Let There Be Mom representatives meet with the parent and determine personal, tangible ways they can leave a legacy for their children. That might include a scrapbook, a recipe book, a thumbprint charm necklace, letters to be opened at future milestone dates, videos and more – typically 12 – 15 gifts per child.

“It provides the mom or dad the opportunity to show up throughout their child’s life, even if they lose their battle with their illness,” Anderson said.

Anderson was dusting a picture of her children when she felt divinely inspired to launch the project.

“I was overwhelmed with the feeling of what would they remember if something happened to me,” she said. “I could imagine myself in that spot.”

Anderson’s own children have been a part of the organization from the beginning.
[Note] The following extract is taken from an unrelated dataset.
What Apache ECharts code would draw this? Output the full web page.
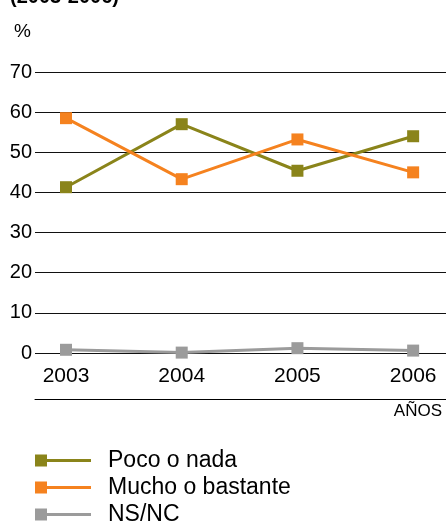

“My children love Let There Be Mom and what I get to do,” she said. “They love talking to people we get to serve. It’s had an impact on them from the service standpoint. They all have a heart for service in their own way. I feel like all kids do.”

Anderson said she hopes opportunities such as school service requirements are impacting children in a way that will encourage service for a lifetime, no matter what their careers or life circumstances. After all, her inspiration came while cleaning the house.
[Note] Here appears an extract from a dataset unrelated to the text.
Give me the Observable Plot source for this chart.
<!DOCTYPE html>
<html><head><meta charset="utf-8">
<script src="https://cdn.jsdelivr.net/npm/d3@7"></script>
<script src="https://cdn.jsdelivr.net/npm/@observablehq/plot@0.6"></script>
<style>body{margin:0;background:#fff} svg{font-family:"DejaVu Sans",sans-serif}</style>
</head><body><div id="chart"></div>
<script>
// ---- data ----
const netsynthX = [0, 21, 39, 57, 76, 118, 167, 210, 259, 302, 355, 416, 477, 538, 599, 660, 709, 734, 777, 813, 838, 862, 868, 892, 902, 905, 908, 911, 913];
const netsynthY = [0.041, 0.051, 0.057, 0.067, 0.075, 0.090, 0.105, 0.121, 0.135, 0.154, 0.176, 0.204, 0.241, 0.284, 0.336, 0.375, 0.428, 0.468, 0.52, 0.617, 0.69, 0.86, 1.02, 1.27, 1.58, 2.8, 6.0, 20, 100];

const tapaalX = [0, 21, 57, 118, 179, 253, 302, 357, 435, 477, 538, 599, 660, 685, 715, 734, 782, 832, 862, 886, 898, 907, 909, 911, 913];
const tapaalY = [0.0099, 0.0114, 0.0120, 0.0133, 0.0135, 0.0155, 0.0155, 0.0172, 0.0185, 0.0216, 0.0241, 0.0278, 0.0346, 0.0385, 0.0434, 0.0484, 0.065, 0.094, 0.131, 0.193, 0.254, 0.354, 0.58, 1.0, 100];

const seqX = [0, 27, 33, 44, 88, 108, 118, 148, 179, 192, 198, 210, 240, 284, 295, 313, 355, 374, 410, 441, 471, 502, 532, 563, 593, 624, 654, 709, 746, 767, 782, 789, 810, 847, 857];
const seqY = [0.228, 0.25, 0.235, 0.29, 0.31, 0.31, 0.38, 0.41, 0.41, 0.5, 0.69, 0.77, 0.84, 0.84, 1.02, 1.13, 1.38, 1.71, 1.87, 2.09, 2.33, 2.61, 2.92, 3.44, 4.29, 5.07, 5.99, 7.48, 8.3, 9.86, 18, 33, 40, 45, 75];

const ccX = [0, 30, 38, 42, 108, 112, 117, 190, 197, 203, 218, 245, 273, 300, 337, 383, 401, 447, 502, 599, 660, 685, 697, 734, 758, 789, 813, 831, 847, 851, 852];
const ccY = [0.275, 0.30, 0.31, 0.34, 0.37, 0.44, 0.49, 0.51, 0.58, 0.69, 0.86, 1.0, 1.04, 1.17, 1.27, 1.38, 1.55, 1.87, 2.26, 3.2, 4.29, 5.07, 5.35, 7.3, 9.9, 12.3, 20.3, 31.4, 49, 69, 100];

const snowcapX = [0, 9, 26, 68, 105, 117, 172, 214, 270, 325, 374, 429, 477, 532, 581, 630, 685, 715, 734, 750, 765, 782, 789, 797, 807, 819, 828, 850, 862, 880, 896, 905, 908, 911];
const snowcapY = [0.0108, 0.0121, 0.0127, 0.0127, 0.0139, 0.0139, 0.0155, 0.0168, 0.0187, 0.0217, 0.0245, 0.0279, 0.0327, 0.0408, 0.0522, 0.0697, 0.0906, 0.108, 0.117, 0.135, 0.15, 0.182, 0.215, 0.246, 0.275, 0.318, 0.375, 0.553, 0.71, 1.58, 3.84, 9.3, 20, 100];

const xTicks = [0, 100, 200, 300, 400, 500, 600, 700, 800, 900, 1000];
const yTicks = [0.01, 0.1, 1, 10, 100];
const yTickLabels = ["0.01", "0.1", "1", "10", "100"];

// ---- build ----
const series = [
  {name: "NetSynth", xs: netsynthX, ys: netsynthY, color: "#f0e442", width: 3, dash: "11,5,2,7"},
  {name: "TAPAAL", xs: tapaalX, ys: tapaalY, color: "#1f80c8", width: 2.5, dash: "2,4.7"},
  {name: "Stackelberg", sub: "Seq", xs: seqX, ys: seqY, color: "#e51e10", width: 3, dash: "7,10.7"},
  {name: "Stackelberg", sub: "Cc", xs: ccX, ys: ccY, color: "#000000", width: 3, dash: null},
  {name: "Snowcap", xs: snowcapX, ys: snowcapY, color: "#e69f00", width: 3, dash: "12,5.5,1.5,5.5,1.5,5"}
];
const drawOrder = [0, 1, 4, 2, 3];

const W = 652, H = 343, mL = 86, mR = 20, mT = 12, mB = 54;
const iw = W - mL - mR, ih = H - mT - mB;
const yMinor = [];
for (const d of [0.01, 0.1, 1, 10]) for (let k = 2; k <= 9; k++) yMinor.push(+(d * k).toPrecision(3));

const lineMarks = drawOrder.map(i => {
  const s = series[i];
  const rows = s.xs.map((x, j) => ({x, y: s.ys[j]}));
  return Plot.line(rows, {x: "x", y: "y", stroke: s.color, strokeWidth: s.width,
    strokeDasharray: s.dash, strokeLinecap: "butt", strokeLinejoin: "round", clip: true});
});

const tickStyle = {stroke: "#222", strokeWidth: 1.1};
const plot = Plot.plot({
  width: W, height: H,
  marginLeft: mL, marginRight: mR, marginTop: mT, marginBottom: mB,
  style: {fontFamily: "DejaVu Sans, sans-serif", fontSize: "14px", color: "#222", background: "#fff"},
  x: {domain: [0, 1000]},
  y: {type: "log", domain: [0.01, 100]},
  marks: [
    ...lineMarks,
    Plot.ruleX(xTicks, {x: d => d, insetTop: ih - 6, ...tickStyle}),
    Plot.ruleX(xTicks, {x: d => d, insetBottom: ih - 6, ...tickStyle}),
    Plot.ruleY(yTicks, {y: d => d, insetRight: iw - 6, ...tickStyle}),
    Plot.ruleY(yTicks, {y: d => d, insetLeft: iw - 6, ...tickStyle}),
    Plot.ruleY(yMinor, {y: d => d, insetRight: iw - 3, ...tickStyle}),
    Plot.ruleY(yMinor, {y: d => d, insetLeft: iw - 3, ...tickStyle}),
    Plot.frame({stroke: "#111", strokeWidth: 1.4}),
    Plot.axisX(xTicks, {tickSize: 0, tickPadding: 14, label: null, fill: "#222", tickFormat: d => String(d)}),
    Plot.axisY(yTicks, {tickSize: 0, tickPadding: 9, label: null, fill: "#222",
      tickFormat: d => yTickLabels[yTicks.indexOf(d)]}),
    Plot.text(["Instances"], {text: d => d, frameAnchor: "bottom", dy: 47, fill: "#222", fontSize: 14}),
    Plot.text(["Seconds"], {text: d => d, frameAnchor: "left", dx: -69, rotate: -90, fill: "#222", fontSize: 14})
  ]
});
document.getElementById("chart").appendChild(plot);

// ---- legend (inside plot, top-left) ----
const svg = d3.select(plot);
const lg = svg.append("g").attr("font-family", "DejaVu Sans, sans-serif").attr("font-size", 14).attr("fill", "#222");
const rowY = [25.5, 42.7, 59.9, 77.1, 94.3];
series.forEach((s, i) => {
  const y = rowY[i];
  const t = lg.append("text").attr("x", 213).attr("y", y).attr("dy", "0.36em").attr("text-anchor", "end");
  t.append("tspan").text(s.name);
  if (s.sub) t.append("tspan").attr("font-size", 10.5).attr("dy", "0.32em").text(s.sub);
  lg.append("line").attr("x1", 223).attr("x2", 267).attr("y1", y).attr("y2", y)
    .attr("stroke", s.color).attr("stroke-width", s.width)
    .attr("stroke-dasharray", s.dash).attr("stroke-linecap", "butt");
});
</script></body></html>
“This generation wants to change the world and that’s a good thing,” she said. “They just need to know they can do that anywhere.”

Learn more about the work of Let There Be Mom and how to volunteer at

Cynthia Robinson

Cynthia Robinson is a mom to four children ages 3 – 16 and is the Chief Communications Officer Spartanburg County School District Six. With a lot of late night computer time, she is also the author of her first book, “Surviving Motherhood: 50 Lessons from the Heart.” The book promotes authentic connection with other mothers in a way that is universal.
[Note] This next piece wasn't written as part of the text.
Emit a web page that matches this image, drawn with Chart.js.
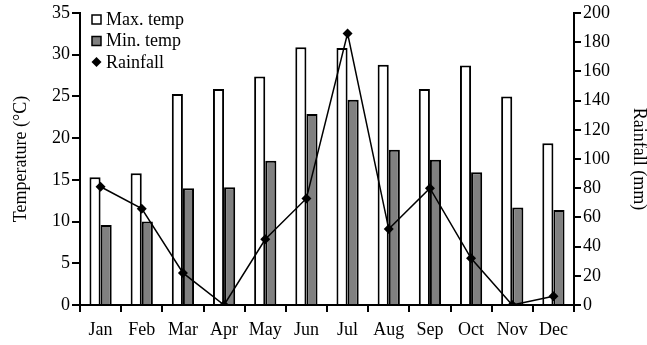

“My mom always made motherhood look so easy,” she said. “I had no idea how challenging it would be. When I started raising my children, I thought something was wrong with me. Because of the age range, I had gained a lot of experience from toddler age to high school age. I wanted to share that with other mothers so when they are having bad days, they know this is just a normal part of motherhood. Motherhood is wonderful. It’s rewarding. But it’s very challenging.”

Comparison to others, especially on social media, can make anyone feel inadequate.

“People are more willing to post the positive things going on in their lives,” Robinson said. “If you spent one day in their shoes, you would realize their lives are just like yours.”

Robinson credits her husband of 18 years, Roc, with being an encouraging partner in all aspects of her life.

“I really don’t know how I would do all that I do without him,” she said.

The idea for the book – as well as the time to write it – resulted from Robinson’s insomnia.

“I have difficulty sleeping sometimes because my mind tends to race at night,” she said. “I was just thinking about some of the challenges I was facing as a mom. It just came to me to share that with other mothers.”

Robinson picked up her phone and immediately typed the first two chapters in her notes app. The book covers those conversations that mothers often leave unsaid – not being a perfect parent, patience (or the lack thereof), the importance of self-care, surviving miscarriage and more.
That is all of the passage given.